Only 25 by 25 meters, this remarkable rocky plateau towers 604m above Lysefjorden. It receives a staggering 200,000 visitors every year, making it one of the most popular tourist destinations in Norway.
Bear in mind that in winter and spring, there is snow and ice build-up which may make the track slippery. The best season to hike the trail is from April to October, although even then you will of course need appropriate footwear.
For those who are not able to do the walk, or who prefer not to hike, a couple of convenient alternatives are available. During summer, from June to August, a tourist ferry from Lauvvik to Lysebotn passes beneath Pulpit Rock. This is a popular route however, so booking well in advance is recommended. A more expensive alternative is to sail through the Lysefjord, and these trips run year-round.
08. Jotunheimen National Park
Jotunheimen National Park is a vast mountainous range, including 250 peaks, some of which reach over 2000m towards the heavens. Situated conveniently between Oslo, Bergen and Trondheim, it is a popular spot for holiday makers with a vast offering of winter and summer activities. Northern Europe’s highest mountain range also offers untamed wildlife, surrounded by unspoilt wilderness and breath-taking nature.
Over 300kms of trails are waiting to lead hikers and bikers into areas of unimaginable beauty, while the mountains provide challenging climbs for mountaineers. Professional gear and a climbing guide is required for anyone wishing to scale the highest of the mountains.
For overnight stays, there is an accommodation option to suit every taste. You can camp in absolute solitude, shack up in a basic log cabin, or stay in the height of luxury at one of the boutique hotels.
Hunting and fishing are allowed but permits need to be purchased in advance and there are many rules which are strictly enforced, to ensure the preservation of the beautiful region.
Positioned on the very southern tip of Norway, Kristiansand is an area which is increasingly significant with regard to its historical discoveries.
Kristiansand has always been important militarily and geopolitically; over the centuries it has served as a royal residence, then as a Danish-Norwegian fortress, and later as a garrison town. Even today, Kristiansand is a gateway to and from the European continent, with a regular ferry service to Denmark.

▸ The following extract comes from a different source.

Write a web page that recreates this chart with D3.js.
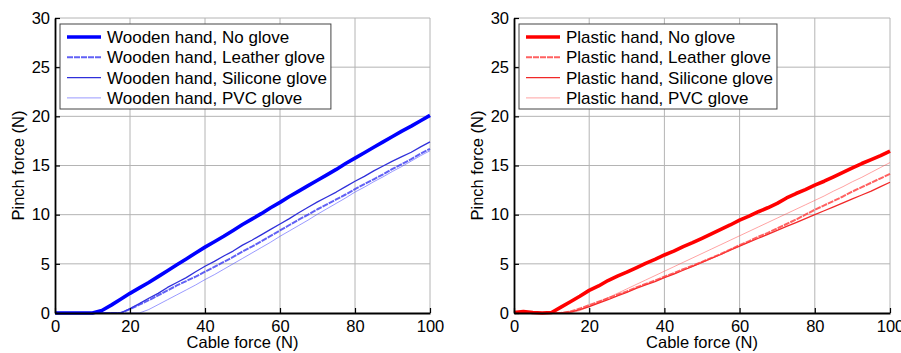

Ravnedalen is Kristiansand’s hidden gem; an area of greenery and peaceful immersion in nature where visitors can relax on the lawn, wander amongst the trees and gaze at the swans gliding across the waters of the dam. There is a cafe which serves good food and it is also a popular venue for concerts in the summer.
The Gronningen Lighthouse is located along the coastline a short drive from Kristiansand. It came into service in 1878 and was manned until 1980, after which it became automated. The lighthouse became a heritage building in 1994 and is now open for visitors. For a really unique experience, it is even possible to arrange overnight accommodation at the lighthouse during the summer months.
Longyearbyen is the largest populated area (although it has only 2000 residents) in the Norwegian Svalbard archipelago. Located high in the Norwegian Arctic, it is thought to be the northernmost permanent settlement in the world. The town is the de facto “capital” of the islands, featuring an airport, a school, a shopping center, hotels, restaurants, and more.
Longyearbyen Church is the world’s northernmost church. It is always open and has coffee and cookies for visitors. This is also where you can buy postcards, books and other small items. An interesting item near the church is the 24-Hour Sundial. It is of course one of only a handful in the world that can claim to be a 24hr sundial, due to the 24hr sunshine in the eternal days of summer.
A wide variety of activities including hiking, dog-sledding, kayaking, snowmobile safaris and even coal mining are offered by Svalbard’s many tour companies. Don’t miss the gorgeous blue hues of the Esmarkbreen Glacier, which is across the bay and accessible by a boat trip which takes about 3 hours.